### WHAT IS REQUIRED
Images are not part of the copy; write out the rest of the data exactly as given.

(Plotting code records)
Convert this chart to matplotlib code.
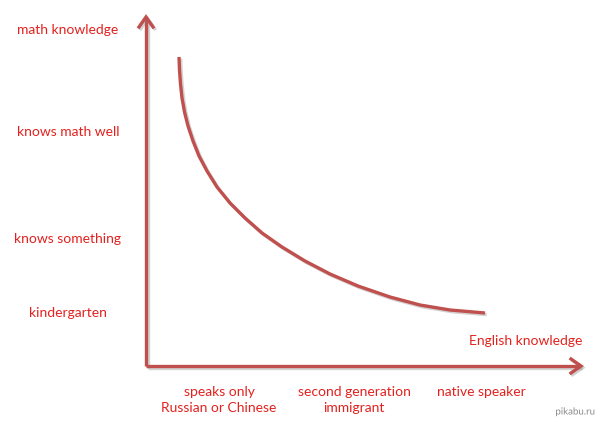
import matplotlib.pyplot as plt
import matplotlib.patheffects as pe

# curve (pixel units, y down)
curve_x = [179, 179.5, 180.5, 182, 184.5, 188, 193, 199, 207, 217, 230, 245, 262, 282, 305, 330, 358, 390, 420, 450, 485]
curve_y = [57, 70, 84, 98, 112, 126, 141, 156, 171, 187, 203, 218, 233, 247, 261, 274, 286, 297, 305, 310, 313]

y_labels = ["math knowledge", "knows math well", "knows something", "kindergarten"]
y_label_pos = [30, 132, 239, 313]
x_labels = ["speaks only\nRussian or Chinese", "second generation\nimmigrant", "native speaker"]
x_label_pos = [219, 354, 481]

red_line = "#C0504D"
red_text = "#E3211E"
font = ["Lato", "DejaVu Sans"]

fig = plt.figure(figsize=(6, 4.24), dpi=100)
ax = fig.add_axes([0, 0, 1, 1])
ax.set_xlim(0, 600)
ax.set_ylim(424, 0)
ax.axis("off")

shadow = [pe.SimpleLineShadow(offset=(1.2, -1.2), shadow_color="gray", alpha=0.35), pe.Normal()]
lw = 2.4

# axes arrows
ax.plot([146, 146], [366, 18], color=red_line, lw=lw, solid_capstyle="butt", path_effects=shadow)
ax.plot([146, 580], [366, 366], color=red_line, lw=lw, solid_capstyle="butt", path_effects=shadow)
ax.plot([139, 146, 153], [27, 17, 27], color=red_line, lw=lw, solid_joinstyle="miter", path_effects=shadow)
ax.plot([571, 581, 571], [359, 366, 373], color=red_line, lw=lw, solid_joinstyle="miter", path_effects=shadow)

# the curve
ax.plot(curve_x, curve_y, color=red_line, lw=lw, solid_capstyle="butt", solid_joinstyle="round",
        path_effects=shadow)

for lab, y in zip(y_labels, y_label_pos):
    ax.text(68, y, lab, color=red_text, fontsize=10, ha="center", va="center", family=font)

for lab, x in zip(x_labels, x_label_pos):
    ax.text(x, 386, lab, color=red_text, fontsize=10, ha="center", va="top",
            family=font, linespacing=1.45)

ax.text(582, 341, "English knowledge", color=red_text, fontsize=10, ha="right", va="center", family=font)

ax.text(595, 412, "pikabu.ru", color="#8a8a8a", fontsize=7, ha="right", va="center", family=font,
        path_effects=[pe.withStroke(linewidth=2, foreground="white")])

fig.savefig("out.png", dpi=100, facecolor="white")
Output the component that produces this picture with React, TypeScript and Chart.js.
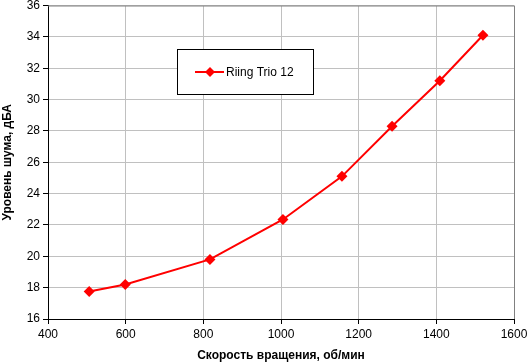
import React, { useEffect, useRef } from "react";
import { Chart, registerables } from "chart.js";

Chart.register(...registerables);

const speeds = [506, 599, 817, 1005, 1157, 1286, 1409, 1520];
const noise = [17.75, 18.2, 19.8, 22.35, 25.1, 28.3, 31.2, 34.1];
const seriesName = "Riing Trio 12";
const xTitle = "Скорость вращения, об/мин";
const yTitle = "Уровень шума, дБА";

const FONT = "'Liberation Sans', Arial, sans-serif";

const framePlugin = {
  id: "frame",
  afterDraw(chart: any) {
    const { ctx, chartArea: a } = chart;
    ctx.save();
    ctx.strokeStyle = "#808080";
    ctx.lineWidth = 1;
    ctx.beginPath();
    ctx.moveTo(a.left, a.top + 0.5);
    ctx.lineTo(a.right + 0.5, a.top + 0.5);
    ctx.lineTo(a.right + 0.5, a.bottom);
    ctx.stroke();
    // legend box
    const bx = 177.5, by = 49.5, bw = 136, bh = 45;
    ctx.fillStyle = "#fff";
    ctx.fillRect(bx, by, bw, bh);
    ctx.strokeStyle = "#000";
    ctx.strokeRect(bx, by, bw, bh);
    const ly = 72;
    ctx.strokeStyle = "#ff0000";
    ctx.lineWidth = 2;
    ctx.beginPath();
    ctx.moveTo(195, ly);
    ctx.lineTo(224, ly);
    ctx.stroke();
    ctx.fillStyle = "#ff0000";
    ctx.beginPath();
    ctx.moveTo(210, ly - 5);
    ctx.lineTo(215, ly);
    ctx.lineTo(210, ly + 5);
    ctx.lineTo(205, ly);
    ctx.closePath();
    ctx.fill();
    ctx.fillStyle = "#000";
    ctx.font = `12px ${FONT}`;
    ctx.textBaseline = "middle";
    ctx.textAlign = "left";
    ctx.fillText(seriesName, 226, ly + 1);
    ctx.restore();
  },
};

export default function App() {
  const ref = useRef<HTMLCanvasElement>(null);
  useEffect(() => {
    document.body.style.margin = "0";
    const chart = new Chart(ref.current!, {
      type: "line",
      data: {
        datasets: [
          {
            label: seriesName,
            data: speeds.map((x, i) => ({ x, y: noise[i] })),
            borderColor: "#ff0000",
            backgroundColor: "#ff0000",
            borderWidth: 2,
            pointStyle: "rectRot",
            pointRadius: 5.5,
            pointBorderWidth: 0,
            tension: 0,
          },
        ],
      },
      options: {
        animation: false,
        responsive: false,
        layout: { padding: { top: 5, right: 13, left: 0, bottom: 0 } },
        plugins: { legend: { display: false }, tooltip: { enabled: false } },
        scales: {
          x: {
            type: "linear",
            min: 400,
            max: 1600,
            ticks: { stepSize: 200, color: "#000", font: { family: FONT, size: 12 }, padding: 3, maxRotation: 0, callback: (v: any) => String(v) },
            grid: { color: "#c0c0c0", tickColor: "#000", tickLength: 5 },
            border: { color: "#000" },
            title: { display: true, text: xTitle, color: "#000", font: { family: FONT, size: 12, weight: "bold" }, padding: { top: 4, bottom: 0 } },
            afterFit(s: any) { s.height = 44; s.paddingRight = 0; s.paddingLeft = 0; },
          },
          y: {
            min: 16,
            max: 36,
            ticks: { stepSize: 2, color: "#000", font: { family: FONT, size: 12 }, padding: 3 },
            grid: { color: "#c0c0c0", tickColor: "#000", tickLength: 5 },
            border: { color: "#000" },
            title: { display: true, text: yTitle, color: "#000", font: { family: FONT, size: 12, weight: "bold" }, padding: { top: 0, bottom: 4 } },
            afterFit(s: any) { s.width = 48; s.paddingTop = 0; s.paddingBottom = 0; },
          },
        },
      },
      plugins: [framePlugin],
    } as any);
    return () => chart.destroy();
  }, []);
  return (
    <div style={{ position: "absolute", left: 0, top: 0, width: 527, height: 363 }}>
      <canvas ref={ref} width={527} height={363} style={{ width: 527, height: 363 }} />
    </div>
  );
}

### WRITTEN REPLY
Convert this chart to matplotlib code.
import matplotlib.pyplot as plt
import matplotlib.patheffects as pe

# curve (pixel units, y down)
curve_x = [179, 179.5, 180.5, 182, 184.5, 188, 193, 199, 207, 217, 230, 245, 262, 282, 305, 330, 358, 390, 420, 450, 485]
curve_y = [57, 70, 84, 98, 112, 126, 141, 156, 171, 187, 203, 218, 233, 247, 261, 274, 286, 297, 305, 310, 313]

y_labels = ["math knowledge", "knows math well", "knows something", "kindergarten"]
y_label_pos = [30, 132, 239, 313]
x_labels = ["speaks only\nRussian or Chinese", "second generation\nimmigrant", "native speaker"]
x_label_pos = [219, 354, 481]

red_line = "#C0504D"
red_text = "#E3211E"
font = ["Lato", "DejaVu Sans"]

fig = plt.figure(figsize=(6, 4.24), dpi=100)
ax = fig.add_axes([0, 0, 1, 1])
ax.set_xlim(0, 600)
ax.set_ylim(424, 0)
ax.axis("off")

shadow = [pe.SimpleLineShadow(offset=(1.2, -1.2), shadow_color="gray", alpha=0.35), pe.Normal()]
lw = 2.4

# axes arrows
ax.plot([146, 146], [366, 18], color=red_line, lw=lw, solid_capstyle="butt", path_effects=shadow)
ax.plot([146, 580], [366, 366], color=red_line, lw=lw, solid_capstyle="butt", path_effects=shadow)
ax.plot([139, 146, 153], [27, 17, 27], color=red_line, lw=lw, solid_joinstyle="miter", path_effects=shadow)
ax.plot([571, 581, 571], [359, 366, 373], color=red_line, lw=lw, solid_joinstyle="miter", path_effects=shadow)

# the curve
ax.plot(curve_x, curve_y, color=red_line, lw=lw, solid_capstyle="butt", solid_joinstyle="round",
        path_effects=shadow)

for lab, y in zip(y_labels, y_label_pos):
    ax.text(68, y, lab, color=red_text, fontsize=10, ha="center", va="center", family=font)

for lab, x in zip(x_labels, x_label_pos):
    ax.text(x, 386, lab, color=red_text, fontsize=10, ha="center", va="top",
            family=font, linespacing=1.45)

ax.text(582, 341, "English knowledge", color=red_text, fontsize=10, ha="right", va="center", family=font)

ax.text(595, 412, "pikabu.ru", color="#8a8a8a", fontsize=7, ha="right", va="center", family=font,
        path_effects=[pe.withStroke(linewidth=2, foreground="white")])

fig.savefig("out.png", dpi=100, facecolor="white")
Output the component that produces this picture with React, TypeScript and Chart.js.
import React, { useEffect, useRef } from "react";
import { Chart, registerables } from "chart.js";

Chart.register(...registerables);

const speeds = [506, 599, 817, 1005, 1157, 1286, 1409, 1520];
const noise = [17.75, 18.2, 19.8, 22.35, 25.1, 28.3, 31.2, 34.1];
const seriesName = "Riing Trio 12";
const xTitle = "Скорость вращения, об/мин";
const yTitle = "Уровень шума, дБА";

const FONT = "'Liberation Sans', Arial, sans-serif";

const framePlugin = {
  id: "frame",
  afterDraw(chart: any) {
    const { ctx, chartArea: a } = chart;
    ctx.save();
    ctx.strokeStyle = "#808080";
    ctx.lineWidth = 1;
    ctx.beginPath();
    ctx.moveTo(a.left, a.top + 0.5);
    ctx.lineTo(a.right + 0.5, a.top + 0.5);
    ctx.lineTo(a.right + 0.5, a.bottom);
    ctx.stroke();
    // legend box
    const bx = 177.5, by = 49.5, bw = 136, bh = 45;
    ctx.fillStyle = "#fff";
    ctx.fillRect(bx, by, bw, bh);
    ctx.strokeStyle = "#000";
    ctx.strokeRect(bx, by, bw, bh);
    const ly = 72;
    ctx.strokeStyle = "#ff0000";
    ctx.lineWidth = 2;
    ctx.beginPath();
    ctx.moveTo(195, ly);
    ctx.lineTo(224, ly);
    ctx.stroke();
    ctx.fillStyle = "#ff0000";
    ctx.beginPath();
    ctx.moveTo(210, ly - 5);
    ctx.lineTo(215, ly);
    ctx.lineTo(210, ly + 5);
    ctx.lineTo(205, ly);
    ctx.closePath();
    ctx.fill();
    ctx.fillStyle = "#000";
    ctx.font = `12px ${FONT}`;
    ctx.textBaseline = "middle";
    ctx.textAlign = "left";
    ctx.fillText(seriesName, 226, ly + 1);
    ctx.restore();
  },
};

export default function App() {
  const ref = useRef<HTMLCanvasElement>(null);
  useEffect(() => {
    document.body.style.margin = "0";
    const chart = new Chart(ref.current!, {
      type: "line",
      data: {
        datasets: [
          {
            label: seriesName,
            data: speeds.map((x, i) => ({ x, y: noise[i] })),
            borderColor: "#ff0000",
            backgroundColor: "#ff0000",
            borderWidth: 2,
            pointStyle: "rectRot",
            pointRadius: 5.5,
            pointBorderWidth: 0,
            tension: 0,
          },
        ],
      },
      options: {
        animation: false,
        responsive: false,
        layout: { padding: { top: 5, right: 13, left: 0, bottom: 0 } },
        plugins: { legend: { display: false }, tooltip: { enabled: false } },
        scales: {
          x: {
            type: "linear",
            min: 400,
            max: 1600,
            ticks: { stepSize: 200, color: "#000", font: { family: FONT, size: 12 }, padding: 3, maxRotation: 0, callback: (v: any) => String(v) },
            grid: { color: "#c0c0c0", tickColor: "#000", tickLength: 5 },
            border: { color: "#000" },
            title: { display: true, text: xTitle, color: "#000", font: { family: FONT, size: 12, weight: "bold" }, padding: { top: 4, bottom: 0 } },
            afterFit(s: any) { s.height = 44; s.paddingRight = 0; s.paddingLeft = 0; },
          },
          y: {
            min: 16,
            max: 36,
            ticks: { stepSize: 2, color: "#000", font: { family: FONT, size: 12 }, padding: 3 },
            grid: { color: "#c0c0c0", tickColor: "#000", tickLength: 5 },
            border: { color: "#000" },
            title: { display: true, text: yTitle, color: "#000", font: { family: FONT, size: 12, weight: "bold" }, padding: { top: 0, bottom: 4 } },
            afterFit(s: any) { s.width = 48; s.paddingTop = 0; s.paddingBottom = 0; },
          },
        },
      },
      plugins: [framePlugin],
    } as any);
    return () => chart.destroy();
  }, []);
  return (
    <div style={{ position: "absolute", left: 0, top: 0, width: 527, height: 363 }}>
      <canvas ref={ref} width={527} height={363} style={{ width: 527, height: 363 }} />
    </div>
  );
}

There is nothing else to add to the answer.